MSP Baker, whose Fife constituency includes the area, said: “The police have a duty to protect all citizens and any increased activity must be as a result of robust intelligence.
“Continued checks on one officer’s address every few hours will raise questions about appropriate use of police resources. These must be answered.”
Solicitor Anwar said: “It’s been three years since Sheku’s death and Mr Paton remains off work on full pay.
“Sheku’s loved ones are still fighting for answers about how their son, brother or partner died and are disgusted that, while they struggle with life on a daily basis, Mr Paton would appear to have round-the-clock police protection.
“I think people quite rightly would ask why he needs such protection, how much this is costing Police Scotland and would patrols not be better doing more useful work?”
A police car patrolling the area where Alan Paton lives (Image: UGC)
Following Sheku’s death, Paton’s brother-in-law Barry Swan contacted his family to claim the officer was a racist and once assaulted his own parents.
Swan claimed the officer once said: “I’m a total racist – I hate all blacks”.
Paton has denied the claims.
Three years and five months after Sheku’s death, Lord Advocate James Wolffe met his sisters Kadi and
Adama on October 3 and informed them no one would be charged over his death.
Kadi said the family felt “betrayed” by the Crown Office decision not to prosecute Police Scotland or any of the officers involved in the death.
She said: “It’s ridiculous that police officers are being paid to be off all this time. We’re still hurting.”
Sheku was detained by police responding to reports of a man carrying a knife. No knife was found at the scene.
Officers used CS spray, pepper spray and batons to restrain Sheku and he lost consciousness. He was pronounced dead in Kirkcaldy’s Victoria Hospital, about half a mile away, less than two hours after coming into contact with police.

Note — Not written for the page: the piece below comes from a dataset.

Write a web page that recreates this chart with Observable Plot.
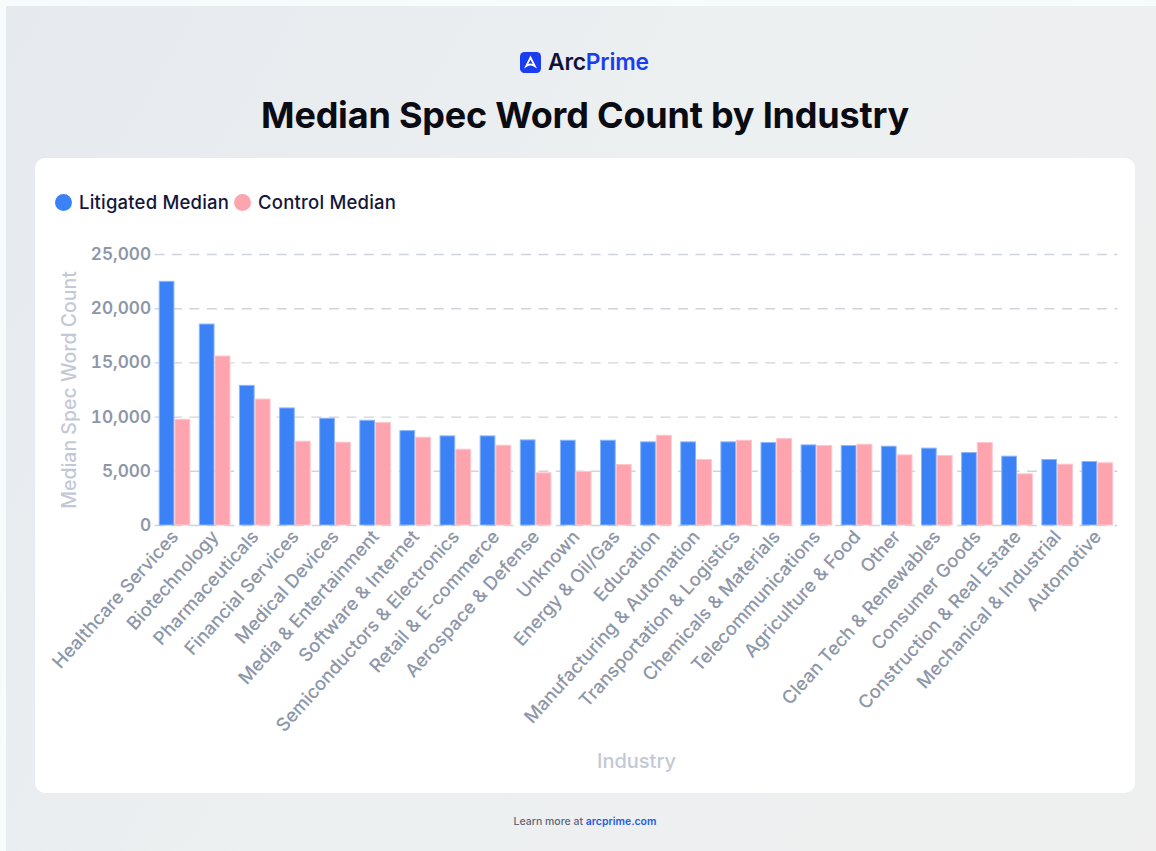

The Sunday Mail’s front page coverage over Sheku Bayoh’s family’s fight for justice (Image: Sunday Mail)
A female officer, PC Nicole Short, was injured during the incident.
She was treated in hospital and released around the same time as Sheku was pronounced dead.
PCs Paton and Short remain on paid leave but it is understood there is little chance of either returning to police work.
Sheku was found to have more than 20 facial cuts and bruises, petechial haemorrhages – a sign of asphyxiation – in his eyes, a fractured rib and grazing on his chest.
The post-mortem report also found the drugs ecstasy and alpha-Pyrrolidinopentiophenone (Flakka) in Sheku’s system.
His family have the right to ask for a review of the decision not to prosecute anyone – although Anwar described this as a “box-ticking” exercise.
The family are pursuing a £1.85million damages case against Police Scotland Chief Constable Iain Livingstone and are pushing for a public inquiry.
A fatal accident inquiry will be held into the case, as with all deaths in police custody.
The Crown Office said: “We are committed to ensuring that the facts and circumstances surrounding the death of Sheku Bayoh are fully aired in an appropriate legal forum.
“In order to protect any potential proceedings and to preserve the rights of the family, the Crown will not comment further at this stage.”
Police said they were unable to comment on the patrols.
Deputy Chief Constable Fiona Taylor said: “Our thoughts remain with Sheku Bayoh’s family and friends following his death three years ago and we continue to offer support to anyone affected by this tragic incident.
“Police Scotland have been committed to cooperating with the PIRC and the Crown Office throughout this process and, while this continues, we cannot comment further.”